If you want to truly grow your business, you need to invite people and companies to move forward. I recently wrote about why it is so important to reach out beyond our own four walls of our organizations to embrace open innovation in my weekly newspaper column. There are a lot of different approaches that companies take to explore and implement partnerships with those innovators who can bring a fresh new technology, product, service or skillset to the table:

Today, as many companies create their growth strategies and look for new opportunities for their products, services and even business models, they often require partnerships and alliances.

In their quest to change the basis of competition and deliver differentiated and meaningful innovation, companies have come to the realization that they need to leverage the capabilities and expertise of others.

Internally, companies have core competencies such as key technologies and skills, core brands and access to distribution channels. Partners can offer the complementary skills and capabilities that don’t exist internally in large part because they aren’t needed by the company on a regular basis.

Companies usually know what they need to execute their strategy. For example, they know they need to define the marketplace opportunities and gaps in unserved (or underserved) segments and expand into new geographies, markets, channels and categories. However, without the right partners to help, it often will not happen according to plan.

Successfully finding and engaging the right partners is not easy, but time and time again we see benefits from reaching out and creating outside relationships to deliver growth. If the relationships are appropriately structured and nurtured, they can often extend the capabilities of the company into new-to-the-company or new-to-the-world areas, increase speed to market with new technologies, products, services and business processes, and lower overall levels of risk.
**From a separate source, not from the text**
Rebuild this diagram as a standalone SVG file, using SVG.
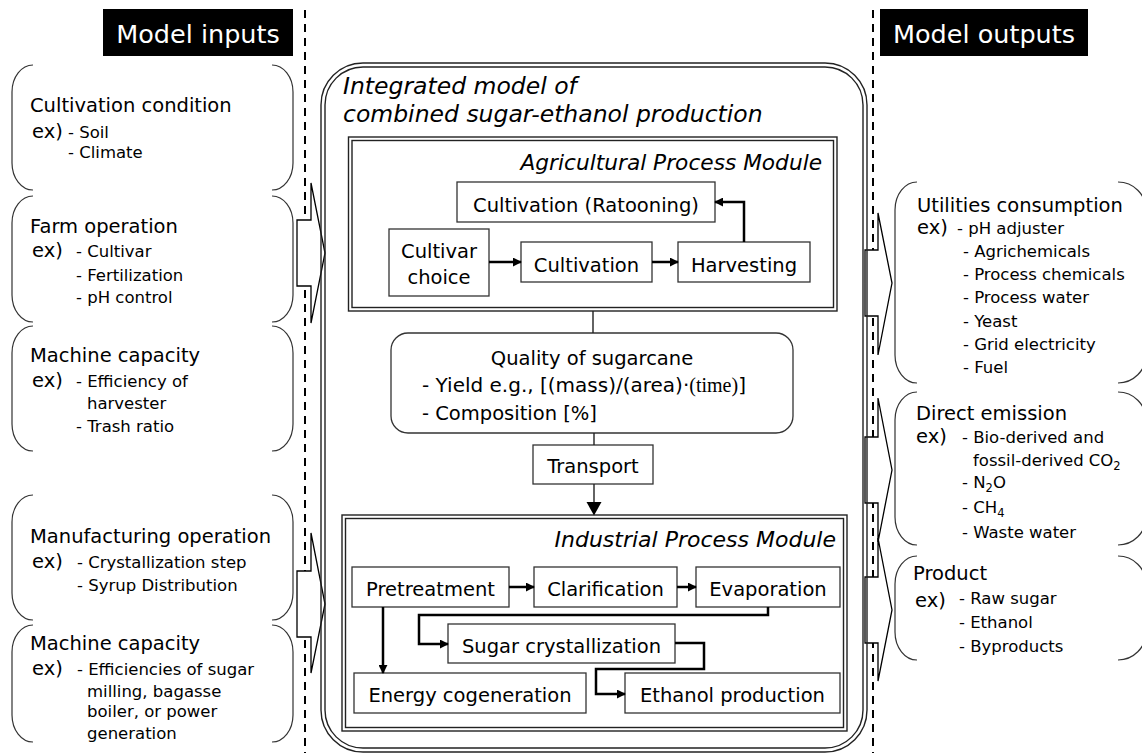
<svg xmlns="http://www.w3.org/2000/svg" width="1142" height="753" viewBox="0 0 1142 753">
  <defs>
    <style>
      .t { font-family: "DejaVu Sans", Verdana, sans-serif; fill: #000; }
      .h { font-size: 19.5px; }
      .s { font-size: 16.5px; }
      .sub { font-size: 11.5px; }
      .it { font-style: italic; }
      .hdr { font-size: 25.5px; fill: #fff; }
      .box { fill: #fff; stroke: #333; stroke-width: 1.3; }
      .br { fill: none; stroke: #333; stroke-width: 1.2; }
      .dbl { fill: none; stroke: #222; stroke-width: 1.4; }
      .flow { fill: none; stroke: #000; stroke-width: 2.5; marker-end: url(#ah); }
      .thin { fill: none; stroke: #222; stroke-width: 1.4; }
      .blk { fill: #fff; stroke: #000; stroke-width: 1.3; stroke-linejoin: miter; }
      .dash { stroke: #000; stroke-width: 2; stroke-dasharray: 8 6; }
    </style>
    <marker id="ah" viewBox="0 0 10 10" refX="9" refY="5" markerWidth="9" markerHeight="9" markerUnits="userSpaceOnUse" orient="auto">
      <path d="M0,0 L10,5 L0,10 z" fill="#000"/>
    </marker>
  </defs>

  <rect width="1142" height="753" fill="#fff"/>

  <!-- column separators -->
  <g id="separators">
    <line class="dash" x1="305" y1="10" x2="305" y2="753"/>
    <line class="dash" x1="873" y1="10" x2="873" y2="753"/>
  </g>

  <!-- column headers -->
  <g id="hdr-inputs">
    <rect x="103" y="9" width="190" height="47" fill="#000"/>
    <text class="t hdr" x="198" y="43" text-anchor="middle">Model inputs</text>
  </g>
  <g id="hdr-outputs">
    <rect x="880" y="9" width="208" height="47" fill="#000"/>
    <text class="t hdr" x="984" y="43" text-anchor="middle">Model outputs</text>
  </g>

  <!-- block arrows into and out of the model -->
  <g id="block-arrows">
    <polygon class="blk" points="297,220 311,220 311,183 325,253 311,323 311,286 297,286"/>
    <polygon class="blk" points="297,571 311,571 311,533 325,604 311,673 311,637 297,637"/>
    <polygon class="blk" points="865,250 878,250 878,213 892,283 878,355 878,316 865,316"/>
    <polygon class="blk" points="865,437 878,437 878,398 892,470 878,542 878,503 865,503"/>
    <polygon class="blk" points="865,577 878,577 878,538 892,610 878,681 878,643 865,643"/>
  </g>

  <!-- integrated model container -->
  <g id="model">
    <rect class="dbl" x="321" y="63" width="546" height="689" rx="42" ry="42"/>
    <rect class="dbl" x="325" y="67" width="538" height="681" rx="38" ry="38"/>
    <text class="t it" font-size="23.5" x="343" y="94">Integrated model of</text>
    <text class="t it" font-size="23.5" x="343" y="122">combined sugar-ethanol production</text>
  </g>

  <!-- agricultural module -->
  <g id="agri-module">
    <rect class="dbl" x="348.5" y="137" width="488.5" height="174"/>
    <rect class="dbl" x="352" y="140.5" width="481.5" height="167"/>
    <text class="t it" font-size="21.7" x="822" y="170" text-anchor="end">Agricultural Process Module</text>
  </g>
  <g id="ratooning">
    <rect class="box" x="457" y="182" width="258" height="40"/>
    <text class="t h" x="586" y="212" text-anchor="middle">Cultivation (Ratooning)</text>
  </g>
  <g id="cultivar">
    <rect class="box" x="389" y="229" width="100" height="67"/>
    <text class="t h" x="439" y="258" text-anchor="middle">Cultivar</text>
    <text class="t h" x="439" y="284" text-anchor="middle">choice</text>
  </g>
  <g id="cultivation">
    <rect class="box" x="521" y="242" width="131" height="40"/>
    <text class="t h" x="586.5" y="272" text-anchor="middle">Cultivation</text>
  </g>
  <g id="harvesting">
    <rect class="box" x="678" y="242" width="132" height="40"/>
    <text class="t h" x="744" y="272" text-anchor="middle">Harvesting</text>
  </g>

  <!-- sugarcane quality -->
  <g id="quality">
    <rect class="box" x="391" y="333" width="402" height="100" rx="17" ry="17"/>
    <text class="t h" x="592" y="365" text-anchor="middle">Quality of sugarcane</text>
    <text class="t" font-size="20" x="422" y="392">- Yield e.g., [(mass)/(area)·<tspan font-family="'Liberation Serif', 'Times New Roman', serif" font-size="20">(time)</tspan>]</text>
    <text class="t h" x="422" y="420">- Composition [%]</text>
  </g>
  <g id="transport">
    <rect class="box" x="533" y="445" width="120" height="39"/>
    <text class="t h" x="593" y="473" text-anchor="middle">Transport</text>
  </g>

  <!-- industrial module -->
  <g id="ind-module">
    <rect class="dbl" x="342" y="515" width="505" height="216"/>
    <rect class="dbl" x="345.5" y="518.5" width="498" height="209"/>
    <text class="t it" font-size="22" x="836" y="547" text-anchor="end">Industrial Process Module</text>
  </g>
  <g id="pretreatment">
    <rect class="box" x="352" y="567" width="157" height="40"/>
    <text class="t h" x="430.5" y="596" text-anchor="middle">Pretreatment</text>
  </g>
  <g id="clarification">
    <rect class="box" x="534" y="567" width="143" height="40"/>
    <text class="t h" x="605.5" y="596" text-anchor="middle">Clarification</text>
  </g>
  <g id="evaporation">
    <rect class="box" x="696" y="567" width="144" height="40"/>
    <text class="t h" x="768" y="596" text-anchor="middle">Evaporation</text>
  </g>
  <g id="crystallization">
    <rect class="box" x="448" y="624" width="227" height="39"/>
    <text class="t h" x="561.5" y="653" text-anchor="middle">Sugar crystallization</text>
  </g>
  <g id="cogeneration">
    <rect class="box" x="354" y="673" width="232" height="40"/>
    <text class="t h" x="470" y="702" text-anchor="middle">Energy cogeneration</text>
  </g>
  <g id="ethanol">
    <rect class="box" x="625" y="673" width="215" height="40"/>
    <text class="t h" x="732.5" y="702" text-anchor="middle">Ethanol production</text>
  </g>

  <!-- process flow connectors -->
  <g id="connectors">
    <line class="flow" x1="489" y1="262" x2="521" y2="262"/>
    <line class="flow" x1="652" y1="262" x2="678" y2="262"/>
    <polyline class="flow" points="744,242 744,202 715,202"/>
    <line class="thin" x1="593" y1="311" x2="593" y2="333"/>
    <line class="thin" x1="594" y1="433" x2="594" y2="445"/>
    <line class="thin" x1="594" y1="484" x2="594" y2="503"/>
    <polygon points="586.5,502 601.5,502 594,515.5" fill="#000"/>
    <line class="flow" x1="509" y1="587" x2="534" y2="587"/>
    <line class="flow" x1="677" y1="587" x2="696" y2="587"/>
    <polyline class="flow" points="768,607 768,615 419,615 419,644 448,644"/>
    <polyline class="flow" points="675,643 704,643 704,669 596,669 596,694 625,694"/>
    <line class="flow" x1="383" y1="607" x2="383" y2="673"/>
  </g>

  <!-- model inputs -->
  <g id="in-cultivation">
    <path class="br" d="M33,65 A21,27 0 0 0 12,92 V163 A21,27 0 0 0 33,190 M272,65 A21,27 0 0 1 293,92 V163 A21,27 0 0 1 272,190"/>
    <text class="t h" x="30" y="112">Cultivation condition</text>
    <text class="t h" x="32" y="138">ex)</text>
    <text class="t s" x="68" y="138">- Soil</text>
    <text class="t s" x="68" y="158">- Climate</text>
  </g>
  <g id="in-farm">
    <path class="br" d="M33,196 A21,27 0 0 0 12,223 V295 A21,27 0 0 0 33,322 M272,196 A21,27 0 0 1 293,223 V295 A21,27 0 0 1 272,322"/>
    <text class="t h" x="30" y="233">Farm operation</text>
    <text class="t h" x="32" y="257">ex)</text>
    <text class="t s" x="76" y="257">- Cultivar</text>
    <text class="t s" x="76" y="281">- Fertilization</text>
    <text class="t s" x="76" y="303">- pH control</text>
  </g>
  <g id="in-machine-farm">
    <path class="br" d="M33,326 A21,27 0 0 0 12,353 V424 A21,27 0 0 0 33,451 M272,326 A21,27 0 0 1 293,353 V424 A21,27 0 0 1 272,451"/>
    <text class="t h" x="30" y="362">Machine capacity</text>
    <text class="t h" x="32" y="387">ex)</text>
    <text class="t s" x="76" y="387">- Efficiency of</text>
    <text class="t s" x="87" y="409">harvester</text>
    <text class="t s" x="76" y="432">- Trash ratio</text>
  </g>
  <g id="in-manufacturing">
    <path class="br" d="M33,495 A21,27 0 0 0 12,522 V593 A21,27 0 0 0 33,620 M272,495 A21,27 0 0 1 293,522 V593 A21,27 0 0 1 272,620"/>
    <text class="t h" x="30" y="543">Manufacturing operation</text>
    <text class="t h" x="32" y="568">ex)</text>
    <text class="t s" x="77" y="568">- Crystallization step</text>
    <text class="t s" x="77" y="591">- Syrup Distribution</text>
  </g>
  <g id="in-machine-mill">
    <path class="br" d="M33,625 A21,27 0 0 0 12,652 V715 A21,27 0 0 0 33,742 M272,625 A21,27 0 0 1 293,652 V715 A21,27 0 0 1 272,742"/>
    <text class="t h" x="30" y="650">Machine capacity</text>
    <text class="t h" x="32" y="675">ex)</text>
    <text class="t s" x="77" y="675">- Efficiencies of sugar</text>
    <text class="t s" x="87" y="697">milling, bagasse</text>
    <text class="t s" x="87" y="717">boiler, or power</text>
    <text class="t s" x="87" y="739">generation</text>
  </g>

  <!-- model outputs -->
  <g id="out-utilities">
    <path class="br" d="M917,182 A22,28 0 0 0 895,210 V355 A22,28 0 0 0 917,383 M1118,182 A28,28 0 0 1 1146,210 V355 A28,28 0 0 1 1118,383"/>
    <text class="t h" x="917" y="212">Utilities consumption</text>
    <text class="t h" x="917" y="234">ex)</text>
    <text class="t s" x="957" y="234">- pH adjuster</text>
    <text class="t s" x="963" y="257">- Agrichemicals</text>
    <text class="t s" x="963" y="280">- Process chemicals</text>
    <text class="t s" x="963" y="303">- Process water</text>
    <text class="t s" x="963" y="327">- Yeast</text>
    <text class="t s" x="963" y="350">- Grid electricity</text>
    <text class="t s" x="963" y="373">- Fuel</text>
  </g>
  <g id="out-emission">
    <path class="br" d="M917,392 A22,28 0 0 0 895,420 V517 A22,28 0 0 0 917,545 M1118,392 A28,28 0 0 1 1146,420 V517 A28,28 0 0 1 1118,545"/>
    <text class="t h" x="916" y="420">Direct emission</text>
    <text class="t h" x="916" y="443">ex)</text>
    <text class="t s" x="962" y="443">- Bio-derived and</text>
    <text class="t s" x="973" y="466">fossil-derived CO<tspan class="sub" dy="4">2</tspan></text>
    <text class="t s" x="962" y="488">- N<tspan class="sub" dy="4">2</tspan><tspan dy="-4">O</tspan></text>
    <text class="t s" x="962" y="513">- CH<tspan class="sub" dy="4">4</tspan></text>
    <text class="t s" x="962" y="538">- Waste water</text>
  </g>
  <g id="out-product">
    <path class="br" d="M917,556 A22,28 0 0 0 895,584 V632 A22,28 0 0 0 917,660 M1118,556 A28,28 0 0 1 1146,584 V632 A28,28 0 0 1 1118,660"/>
    <text class="t h" x="913" y="580">Product</text>
    <text class="t h" x="915" y="607">ex)</text>
    <text class="t s" x="959" y="604">- Raw sugar</text>
    <text class="t s" x="959" y="628">- Ethanol</text>
    <text class="t s" x="959" y="652">- Byproducts</text>
  </g>
</svg>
Often when employees know that they have the flexibility to tap outside skills as necessary, a company that turns to open partnerships has the opportunity to create a more innovative culture — from the “outside in.” Good ideas may not be as easily discounted just because the internal knowledge or expertise doesn’t exist.

Companies just starting with this approach often need to enhance their capabilities to search and find business solutions defined in the context of their innovation efforts. It all begins with exploration. Exploration is the attempt to develop an initial, rough understanding of some phenomenon or some new opportunity areas where customers’ or consumers’ unmet or underserved needs may exist.

Outside explorers or scouts take a systematic approach to facilitate gathering information in the field. They may be either directed at a specific technological area or undirected, identifying relevant developments in technological “white spaces.”

Often, these explorers rely on formal and informal information sources, including the personal networks of the scouts themselves. They physically search for information, technologies, resources, etc. — looking for new opportunities and technologies to bring back to the organization.

Scouting is only one part of collaborative innovation, but it is an important first step to undertake. Leveraging the capabilities and expertise of others is very important opportunity today and a challenge that you will continue to hear more about in the future.